▶ **Required task**
Repeat the listing that follows, character for character, minus the pictures.

▶ **Material provided**
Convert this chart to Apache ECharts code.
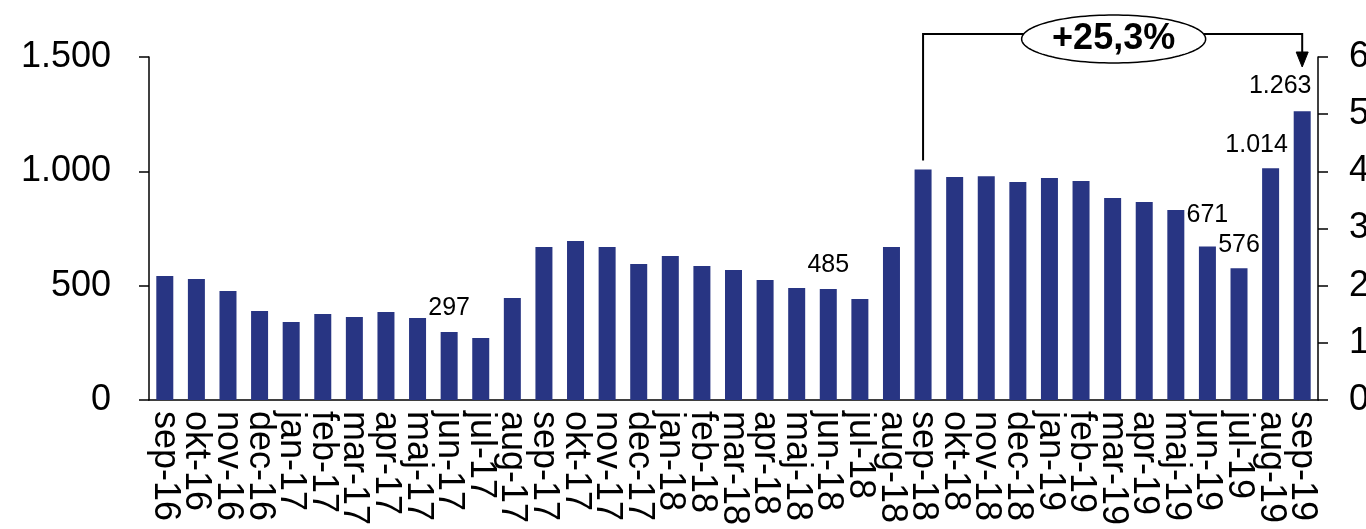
<!DOCTYPE html>
<html>
<head>
<meta charset="utf-8">
<script src="https://cdn.jsdelivr.net/npm/echarts@6/dist/echarts.min.js"></script>
<style>html,body{margin:0;padding:0;background:#fff;}#c{width:1366px;height:529px;}</style>
</head>
<body>
<div id="c"></div>
<script>
const categories = ['sep-16','okt-16','nov-16','dec-16','jan-17','feb-17','mar-17','apr-17','maj-17','jun-17','jul-17','aug-17',
  'sep-17','okt-17','nov-17','dec-17','jan-18','feb-18','mar-18','apr-18','maj-18','jun-18','jul-18','aug-18',
  'sep-18','okt-18','nov-18','dec-18','jan-19','feb-19','mar-19','apr-19','maj-19','jun-19','jul-19','aug-19','sep-19'];
const values = [542, 529, 477, 389, 341, 376, 363, 385, 359, 297, 271, 446,
  669, 695, 669, 595, 630, 586, 568, 525, 490, 485, 442, 669,
  1008, 975, 979, 953, 971, 958, 883, 866, 831, 671, 576, 1014, 1263];
const labelledCategories = ['jun-17','jun-18','jun-19','jul-19','aug-19','sep-19'];
const leftTicks = [0, 500, 1000, 1500];
const rightTicks = [0, 1, 2, 3, 4, 5, 6];
const changeFrom = 'sep-18';
const changeTo = 'sep-19';
const changeText = '+25,3%';

// label nudges (layout only)
const labelNudge = { 'jun-19': [0, -8], 'aug-19': [-14, 0], 'sep-19': [-22, -2] };

const fmt = v => String(v).replace(/\B(?=(\d{3})+(?!\d))/g, '.');
const FONT = 'Liberation Sans, Arial, Helvetica, sans-serif';

const chart = echarts.init(document.getElementById('c'), null, { renderer: 'canvas' });

const seriesData = categories.map((c, i) => {
  const show = labelledCategories.includes(c);
  const item = { value: values[i], label: { show: show } };
  if (show && labelNudge[c]) item.label.offset = labelNudge[c];
  return item;
});

const axisCommon = {
  axisLine: { show: true, lineStyle: { color: '#000', width: 1.5 } },
  axisTick: { show: true, inside: false, length: 10, lineStyle: { color: '#000', width: 1.5 } },
  splitLine: { show: false }
};

chart.setOption({
  animation: false,
  backgroundColor: '#fff',
  grid: { left: 149, right: 48, top: 57, bottom: 129, containLabel: false, outerBoundsMode: 'none' },
  xAxis: {
    type: 'category',
    data: categories,
    axisLine: { show: true, onZero: false, lineStyle: { color: '#000', width: 1.5 } },
    axisTick: { show: false },
    axisLabel: { interval: 0, rotate: -90, margin: 11, fontSize: 36, color: '#000', fontFamily: FONT }
  },
  yAxis: [
    Object.assign({
      type: 'value', position: 'left',
      min: leftTicks[0], max: leftTicks[leftTicks.length - 1], interval: leftTicks[1] - leftTicks[0],
      axisLabel: { margin: 38, fontSize: 36, color: '#000', fontFamily: FONT, formatter: v => fmt(v) }
    }, axisCommon),
    Object.assign({
      type: 'value', position: 'right',
      min: rightTicks[0], max: rightTicks[rightTicks.length - 1], interval: rightTicks[1] - rightTicks[0],
      axisLabel: { margin: 31, fontSize: 36, color: '#000', fontFamily: FONT, formatter: v => String(v) }
    }, axisCommon)
  ],
  series: [{
    type: 'bar',
    yAxisIndex: 0,
    data: seriesData,
    barWidth: 17,
    itemStyle: { color: '#283583' },
    label: { position: 'top', distance: 11, fontSize: 25, color: '#000', fontFamily: FONT,
      formatter: p => fmt(p.value) }
  }]
});

// Annotation bracket computed through the library's scales
const iFrom = categories.indexOf(changeFrom);
const iTo = categories.indexOf(changeTo);
const pFrom = chart.convertToPixel({ xAxisIndex: 0, yAxisIndex: 0 }, [iFrom, values[iFrom]]);
const pTo = chart.convertToPixel({ xAxisIndex: 0, yAxisIndex: 0 }, [iTo, values[iTo]]);
const yLine = 34;
const x1 = pFrom[0], x2 = pTo[0];
const arrowBase = 52, arrowTip = 67;
const cx = (x1 + x2) / 2 + 1, cy = 39, rx = 92, ry = 24;
const ell = [];
for (let k = 0; k < 120; k++) {
  const t = k / 120 * Math.PI * 2;
  ell.push([cx + rx * Math.cos(t), cy + ry * Math.sin(t)]);
}
chart.setOption({
  graphic: [
    { type: 'polyline', z: 10, shape: { points: [[x1, pFrom[1] - 9], [x1, yLine], [x2, yLine], [x2, arrowBase]] },
      style: { stroke: '#000', lineWidth: 2, fill: null } },
    { type: 'polygon', z: 10, shape: { points: [[x2 - 6, arrowBase], [x2 + 6, arrowBase], [x2, arrowTip]] },
      style: { fill: '#000', stroke: '#000', lineWidth: 1 } },
    { type: 'polygon', z: 11, shape: { points: ell }, style: { fill: '#fff', stroke: '#000', lineWidth: 1.5 } },
    { type: 'text', z: 12, x: cx, y: cy, style: { text: changeText, fontSize: 36, fontWeight: 'bold',
      fontFamily: FONT, fill: '#000', align: 'center', verticalAlign: 'middle' } }
  ]
});
</script>
</body>
</html>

▶ **Answer for the task**
Convert this chart to Apache ECharts code.
<!DOCTYPE html>
<html>
<head>
<meta charset="utf-8">
<script src="https://cdn.jsdelivr.net/npm/echarts@6/dist/echarts.min.js"></script>
<style>html,body{margin:0;padding:0;background:#fff;}#c{width:1366px;height:529px;}</style>
</head>
<body>
<div id="c"></div>
<script>
const categories = ['sep-16','okt-16','nov-16','dec-16','jan-17','feb-17','mar-17','apr-17','maj-17','jun-17','jul-17','aug-17',
  'sep-17','okt-17','nov-17','dec-17','jan-18','feb-18','mar-18','apr-18','maj-18','jun-18','jul-18','aug-18',
  'sep-18','okt-18','nov-18','dec-18','jan-19','feb-19','mar-19','apr-19','maj-19','jun-19','jul-19','aug-19','sep-19'];
const values = [542, 529, 477, 389, 341, 376, 363, 385, 359, 297, 271, 446,
  669, 695, 669, 595, 630, 586, 568, 525, 490, 485, 442, 669,
  1008, 975, 979, 953, 971, 958, 883, 866, 831, 671, 576, 1014, 1263];
const labelledCategories = ['jun-17','jun-18','jun-19','jul-19','aug-19','sep-19'];
const leftTicks = [0, 500, 1000, 1500];
const rightTicks = [0, 1, 2, 3, 4, 5, 6];
const changeFrom = 'sep-18';
const changeTo = 'sep-19';
const changeText = '+25,3%';

// label nudges (layout only)
const labelNudge = { 'jun-19': [0, -8], 'aug-19': [-14, 0], 'sep-19': [-22, -2] };

const fmt = v => String(v).replace(/\B(?=(\d{3})+(?!\d))/g, '.');
const FONT = 'Liberation Sans, Arial, Helvetica, sans-serif';

const chart = echarts.init(document.getElementById('c'), null, { renderer: 'canvas' });

const seriesData = categories.map((c, i) => {
  const show = labelledCategories.includes(c);
  const item = { value: values[i], label: { show: show } };
  if (show && labelNudge[c]) item.label.offset = labelNudge[c];
  return item;
});

const axisCommon = {
  axisLine: { show: true, lineStyle: { color: '#000', width: 1.5 } },
  axisTick: { show: true, inside: false, length: 10, lineStyle: { color: '#000', width: 1.5 } },
  splitLine: { show: false }
};

chart.setOption({
  animation: false,
  backgroundColor: '#fff',
  grid: { left: 149, right: 48, top: 57, bottom: 129, containLabel: false, outerBoundsMode: 'none' },
  xAxis: {
    type: 'category',
    data: categories,
    axisLine: { show: true, onZero: false, lineStyle: { color: '#000', width: 1.5 } },
    axisTick: { show: false },
    axisLabel: { interval: 0, rotate: -90, margin: 11, fontSize: 36, color: '#000', fontFamily: FONT }
  },
  yAxis: [
    Object.assign({
      type: 'value', position: 'left',
      min: leftTicks[0], max: leftTicks[leftTicks.length - 1], interval: leftTicks[1] - leftTicks[0],
      axisLabel: { margin: 38, fontSize: 36, color: '#000', fontFamily: FONT, formatter: v => fmt(v) }
    }, axisCommon),
    Object.assign({
      type: 'value', position: 'right',
      min: rightTicks[0], max: rightTicks[rightTicks.length - 1], interval: rightTicks[1] - rightTicks[0],
      axisLabel: { margin: 31, fontSize: 36, color: '#000', fontFamily: FONT, formatter: v => String(v) }
    }, axisCommon)
  ],
  series: [{
    type: 'bar',
    yAxisIndex: 0,
    data: seriesData,
    barWidth: 17,
    itemStyle: { color: '#283583' },
    label: { position: 'top', distance: 11, fontSize: 25, color: '#000', fontFamily: FONT,
      formatter: p => fmt(p.value) }
  }]
});

// Annotation bracket computed through the library's scales
const iFrom = categories.indexOf(changeFrom);
const iTo = categories.indexOf(changeTo);
const pFrom = chart.convertToPixel({ xAxisIndex: 0, yAxisIndex: 0 }, [iFrom, values[iFrom]]);
const pTo = chart.convertToPixel({ xAxisIndex: 0, yAxisIndex: 0 }, [iTo, values[iTo]]);
const yLine = 34;
const x1 = pFrom[0], x2 = pTo[0];
const arrowBase = 52, arrowTip = 67;
const cx = (x1 + x2) / 2 + 1, cy = 39, rx = 92, ry = 24;
const ell = [];
for (let k = 0; k < 120; k++) {
  const t = k / 120 * Math.PI * 2;
  ell.push([cx + rx * Math.cos(t), cy + ry * Math.sin(t)]);
}
chart.setOption({
  graphic: [
    { type: 'polyline', z: 10, shape: { points: [[x1, pFrom[1] - 9], [x1, yLine], [x2, yLine], [x2, arrowBase]] },
      style: { stroke: '#000', lineWidth: 2, fill: null } },
    { type: 'polygon', z: 10, shape: { points: [[x2 - 6, arrowBase], [x2 + 6, arrowBase], [x2, arrowTip]] },
      style: { fill: '#000', stroke: '#000', lineWidth: 1 } },
    { type: 'polygon', z: 11, shape: { points: ell }, style: { fill: '#fff', stroke: '#000', lineWidth: 1.5 } },
    { type: 'text', z: 12, x: cx, y: cy, style: { text: changeText, fontSize: 36, fontWeight: 'bold',
      fontFamily: FONT, fill: '#000', align: 'center', verticalAlign: 'middle' } }
  ]
});
</script>
</body>
</html>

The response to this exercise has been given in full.